WHAT YOU WILL DO:
Produce nothing but an exact copy of the lines from the one containing "Emit a LaTeX" through the one containing "(bus_r) at (887,56);", and do not carry over pictures.
— start MATERIAL FOR THE TASK —
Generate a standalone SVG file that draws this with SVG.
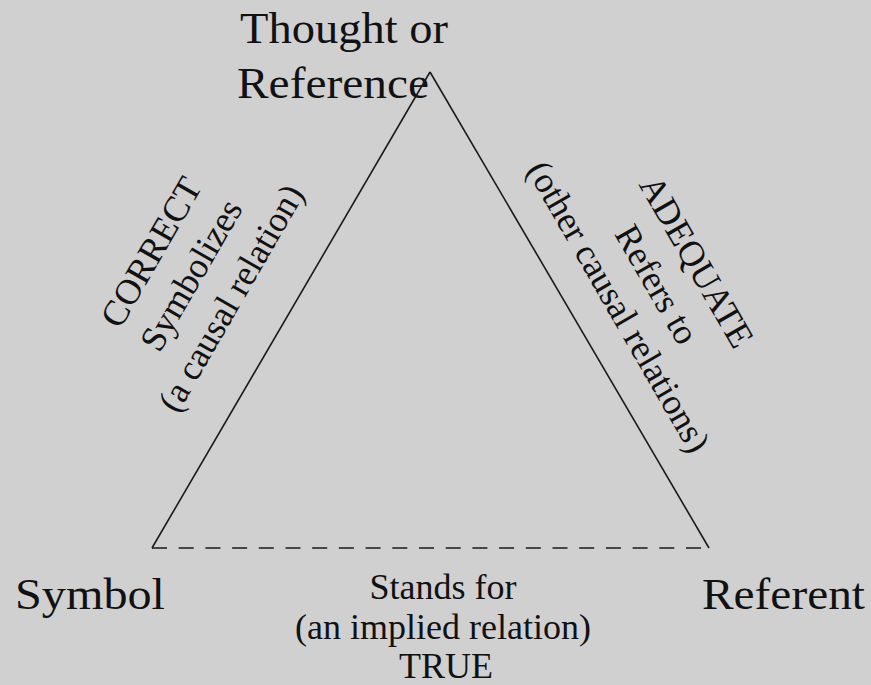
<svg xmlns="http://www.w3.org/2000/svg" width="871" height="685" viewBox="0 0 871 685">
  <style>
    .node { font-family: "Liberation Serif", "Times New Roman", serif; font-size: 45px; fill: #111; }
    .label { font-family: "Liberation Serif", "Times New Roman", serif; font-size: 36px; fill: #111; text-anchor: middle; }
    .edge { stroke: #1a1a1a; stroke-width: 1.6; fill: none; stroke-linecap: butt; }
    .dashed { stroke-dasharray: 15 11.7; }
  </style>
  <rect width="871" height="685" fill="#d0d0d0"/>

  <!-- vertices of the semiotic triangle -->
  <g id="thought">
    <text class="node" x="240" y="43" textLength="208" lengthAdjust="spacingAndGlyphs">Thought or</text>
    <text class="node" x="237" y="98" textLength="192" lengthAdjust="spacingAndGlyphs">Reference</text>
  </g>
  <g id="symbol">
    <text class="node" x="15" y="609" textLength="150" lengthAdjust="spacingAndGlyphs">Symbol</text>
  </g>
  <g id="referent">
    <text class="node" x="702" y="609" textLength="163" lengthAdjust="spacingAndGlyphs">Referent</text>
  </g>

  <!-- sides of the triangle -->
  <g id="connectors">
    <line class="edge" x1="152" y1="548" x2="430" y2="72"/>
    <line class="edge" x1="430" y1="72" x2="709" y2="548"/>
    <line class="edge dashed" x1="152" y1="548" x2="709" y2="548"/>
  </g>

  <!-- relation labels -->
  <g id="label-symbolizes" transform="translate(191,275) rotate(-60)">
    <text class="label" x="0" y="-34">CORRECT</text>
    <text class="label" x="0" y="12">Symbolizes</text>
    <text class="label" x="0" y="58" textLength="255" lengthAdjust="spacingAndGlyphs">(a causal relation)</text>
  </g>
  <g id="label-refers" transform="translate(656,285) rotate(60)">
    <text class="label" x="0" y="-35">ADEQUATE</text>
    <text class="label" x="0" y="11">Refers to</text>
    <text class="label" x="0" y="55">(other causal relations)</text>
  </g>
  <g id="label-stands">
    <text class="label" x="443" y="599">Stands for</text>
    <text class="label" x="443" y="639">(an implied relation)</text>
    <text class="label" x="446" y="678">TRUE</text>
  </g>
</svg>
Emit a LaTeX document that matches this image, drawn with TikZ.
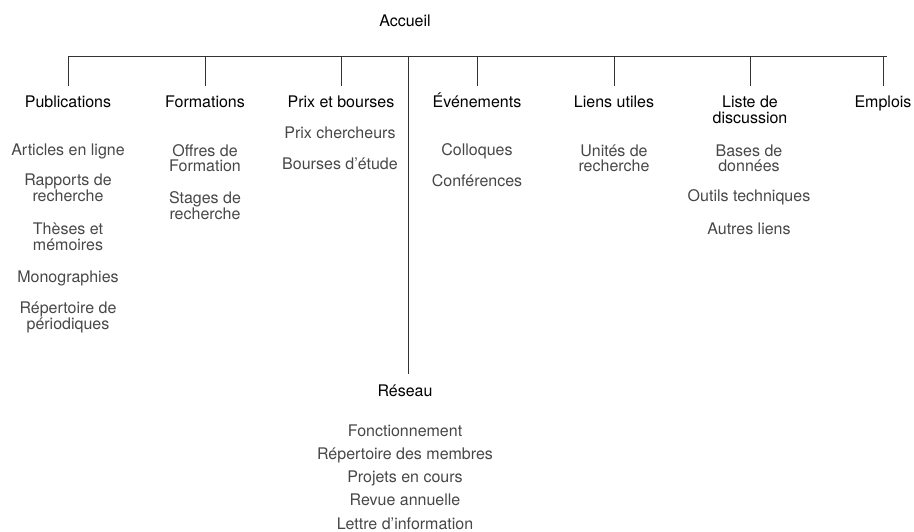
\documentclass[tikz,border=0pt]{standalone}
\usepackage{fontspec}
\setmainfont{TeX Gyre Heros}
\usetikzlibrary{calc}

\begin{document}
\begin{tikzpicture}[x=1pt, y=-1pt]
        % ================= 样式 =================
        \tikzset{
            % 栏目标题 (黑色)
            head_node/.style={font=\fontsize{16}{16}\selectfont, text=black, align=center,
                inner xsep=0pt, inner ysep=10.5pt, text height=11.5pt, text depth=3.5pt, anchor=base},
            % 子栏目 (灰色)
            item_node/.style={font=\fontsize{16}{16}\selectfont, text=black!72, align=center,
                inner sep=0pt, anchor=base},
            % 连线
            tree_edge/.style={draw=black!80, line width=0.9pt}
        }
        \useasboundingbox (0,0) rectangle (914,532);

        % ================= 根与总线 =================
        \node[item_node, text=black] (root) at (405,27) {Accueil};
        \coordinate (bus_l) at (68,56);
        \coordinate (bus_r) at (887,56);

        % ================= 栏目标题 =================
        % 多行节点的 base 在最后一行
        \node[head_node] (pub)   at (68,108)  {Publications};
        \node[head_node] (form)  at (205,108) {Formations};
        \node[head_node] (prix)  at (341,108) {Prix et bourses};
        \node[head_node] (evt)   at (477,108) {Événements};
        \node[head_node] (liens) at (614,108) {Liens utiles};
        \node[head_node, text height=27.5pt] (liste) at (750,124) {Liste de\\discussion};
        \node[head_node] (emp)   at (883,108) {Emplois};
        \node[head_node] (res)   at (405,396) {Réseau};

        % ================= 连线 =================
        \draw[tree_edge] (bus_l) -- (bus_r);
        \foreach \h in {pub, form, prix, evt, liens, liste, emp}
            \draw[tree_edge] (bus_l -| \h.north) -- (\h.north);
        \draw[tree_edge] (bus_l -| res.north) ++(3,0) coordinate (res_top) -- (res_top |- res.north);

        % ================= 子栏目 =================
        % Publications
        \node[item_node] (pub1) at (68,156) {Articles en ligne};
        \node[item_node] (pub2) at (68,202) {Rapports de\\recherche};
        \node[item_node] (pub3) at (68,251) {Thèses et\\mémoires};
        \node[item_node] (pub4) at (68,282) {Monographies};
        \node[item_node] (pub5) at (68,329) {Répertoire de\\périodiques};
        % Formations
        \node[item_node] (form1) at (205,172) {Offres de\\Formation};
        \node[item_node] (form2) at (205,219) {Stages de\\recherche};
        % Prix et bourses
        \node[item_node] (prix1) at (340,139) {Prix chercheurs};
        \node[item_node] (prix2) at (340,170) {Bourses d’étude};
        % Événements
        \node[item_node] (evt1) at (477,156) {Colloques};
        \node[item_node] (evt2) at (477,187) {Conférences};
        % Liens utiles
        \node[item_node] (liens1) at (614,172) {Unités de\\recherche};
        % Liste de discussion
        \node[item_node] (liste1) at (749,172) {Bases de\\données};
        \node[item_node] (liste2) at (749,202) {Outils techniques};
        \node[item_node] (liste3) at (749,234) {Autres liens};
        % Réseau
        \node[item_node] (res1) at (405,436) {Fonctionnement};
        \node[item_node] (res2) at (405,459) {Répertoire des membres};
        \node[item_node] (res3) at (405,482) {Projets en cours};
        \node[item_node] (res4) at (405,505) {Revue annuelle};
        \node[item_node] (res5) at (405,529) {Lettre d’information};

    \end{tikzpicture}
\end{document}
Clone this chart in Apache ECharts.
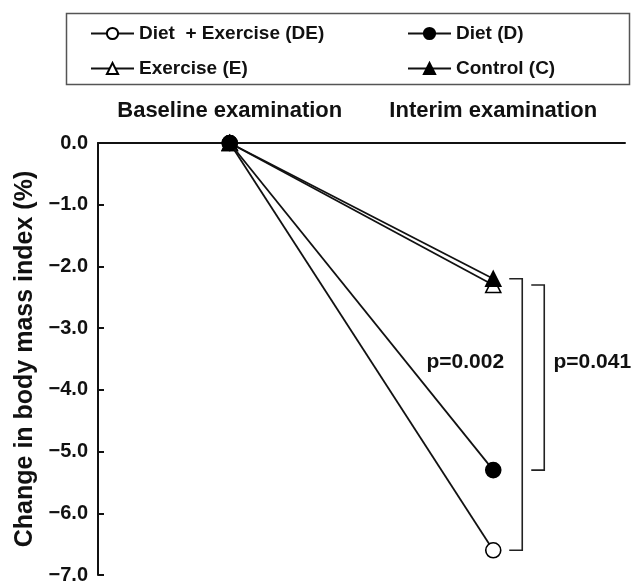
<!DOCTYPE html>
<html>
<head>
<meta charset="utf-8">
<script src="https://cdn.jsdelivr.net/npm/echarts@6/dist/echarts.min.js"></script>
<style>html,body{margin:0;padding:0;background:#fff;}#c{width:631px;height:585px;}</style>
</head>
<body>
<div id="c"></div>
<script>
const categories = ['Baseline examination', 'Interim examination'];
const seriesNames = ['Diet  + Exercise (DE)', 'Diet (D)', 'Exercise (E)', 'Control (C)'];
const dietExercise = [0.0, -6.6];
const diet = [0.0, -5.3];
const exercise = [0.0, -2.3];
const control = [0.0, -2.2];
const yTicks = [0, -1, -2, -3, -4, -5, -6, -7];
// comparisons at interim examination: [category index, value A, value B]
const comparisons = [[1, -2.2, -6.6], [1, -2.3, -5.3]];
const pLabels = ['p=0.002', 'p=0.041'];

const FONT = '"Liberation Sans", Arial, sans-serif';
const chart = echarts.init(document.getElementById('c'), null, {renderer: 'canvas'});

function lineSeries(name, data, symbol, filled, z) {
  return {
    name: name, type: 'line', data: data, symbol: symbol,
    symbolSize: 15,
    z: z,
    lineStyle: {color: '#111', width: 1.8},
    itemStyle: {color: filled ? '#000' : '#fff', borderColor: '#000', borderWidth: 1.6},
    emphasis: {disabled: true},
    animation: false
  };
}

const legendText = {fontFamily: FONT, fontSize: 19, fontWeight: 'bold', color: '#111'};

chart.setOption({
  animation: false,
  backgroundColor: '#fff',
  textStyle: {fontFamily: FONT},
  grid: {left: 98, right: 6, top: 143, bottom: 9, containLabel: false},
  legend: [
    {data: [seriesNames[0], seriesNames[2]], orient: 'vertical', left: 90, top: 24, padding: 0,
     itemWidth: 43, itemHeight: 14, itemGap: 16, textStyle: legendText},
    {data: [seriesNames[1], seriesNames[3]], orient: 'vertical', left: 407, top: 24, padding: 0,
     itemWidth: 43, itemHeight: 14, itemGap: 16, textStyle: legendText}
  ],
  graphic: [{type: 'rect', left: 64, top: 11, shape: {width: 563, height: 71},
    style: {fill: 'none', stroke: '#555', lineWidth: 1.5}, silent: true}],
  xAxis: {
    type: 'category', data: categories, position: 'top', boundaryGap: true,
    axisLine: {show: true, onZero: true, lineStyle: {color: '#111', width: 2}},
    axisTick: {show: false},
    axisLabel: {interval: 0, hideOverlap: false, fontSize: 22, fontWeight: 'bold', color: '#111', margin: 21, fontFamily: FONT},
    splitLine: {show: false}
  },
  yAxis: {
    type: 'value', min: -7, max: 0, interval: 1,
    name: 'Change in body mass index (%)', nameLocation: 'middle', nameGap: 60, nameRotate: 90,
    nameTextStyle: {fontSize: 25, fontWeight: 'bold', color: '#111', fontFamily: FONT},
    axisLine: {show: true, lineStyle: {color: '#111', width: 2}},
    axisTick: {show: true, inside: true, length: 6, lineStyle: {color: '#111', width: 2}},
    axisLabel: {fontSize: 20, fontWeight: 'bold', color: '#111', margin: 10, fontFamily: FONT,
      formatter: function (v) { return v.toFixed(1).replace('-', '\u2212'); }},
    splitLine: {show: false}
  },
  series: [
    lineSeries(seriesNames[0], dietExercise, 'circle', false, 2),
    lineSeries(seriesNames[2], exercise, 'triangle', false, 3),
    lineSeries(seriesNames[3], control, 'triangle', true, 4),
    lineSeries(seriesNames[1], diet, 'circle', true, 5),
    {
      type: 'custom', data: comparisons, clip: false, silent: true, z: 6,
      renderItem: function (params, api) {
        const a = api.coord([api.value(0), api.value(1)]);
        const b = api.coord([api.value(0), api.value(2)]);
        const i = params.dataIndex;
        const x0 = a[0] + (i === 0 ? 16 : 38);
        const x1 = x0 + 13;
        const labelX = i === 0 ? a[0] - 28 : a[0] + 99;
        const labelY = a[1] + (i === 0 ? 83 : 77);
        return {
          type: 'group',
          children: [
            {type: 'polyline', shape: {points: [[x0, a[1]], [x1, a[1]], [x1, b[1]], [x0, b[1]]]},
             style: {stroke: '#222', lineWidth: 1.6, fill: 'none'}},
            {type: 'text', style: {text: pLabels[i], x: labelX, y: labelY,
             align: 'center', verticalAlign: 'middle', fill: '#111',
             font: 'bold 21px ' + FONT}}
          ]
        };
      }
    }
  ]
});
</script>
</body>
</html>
— end MATERIAL FOR THE TASK —
ANSWER TO THIS PROBLEM:
Emit a LaTeX document that matches this image, drawn with TikZ.
\documentclass[tikz,border=0pt]{standalone}
\usepackage{fontspec}
\setmainfont{TeX Gyre Heros}
\usetikzlibrary{calc}

\begin{document}
\begin{tikzpicture}[x=1pt, y=-1pt]
        % ================= 样式 =================
        \tikzset{
            % 栏目标题 (黑色)
            head_node/.style={font=\fontsize{16}{16}\selectfont, text=black, align=center,
                inner xsep=0pt, inner ysep=10.5pt, text height=11.5pt, text depth=3.5pt, anchor=base},
            % 子栏目 (灰色)
            item_node/.style={font=\fontsize{16}{16}\selectfont, text=black!72, align=center,
                inner sep=0pt, anchor=base},
            % 连线
            tree_edge/.style={draw=black!80, line width=0.9pt}
        }
        \useasboundingbox (0,0) rectangle (914,532);

        % ================= 根与总线 =================
        \node[item_node, text=black] (root) at (405,27) {Accueil};
        \coordinate (bus_l) at (68,56);
        \coordinate (bus_r) at (887,56);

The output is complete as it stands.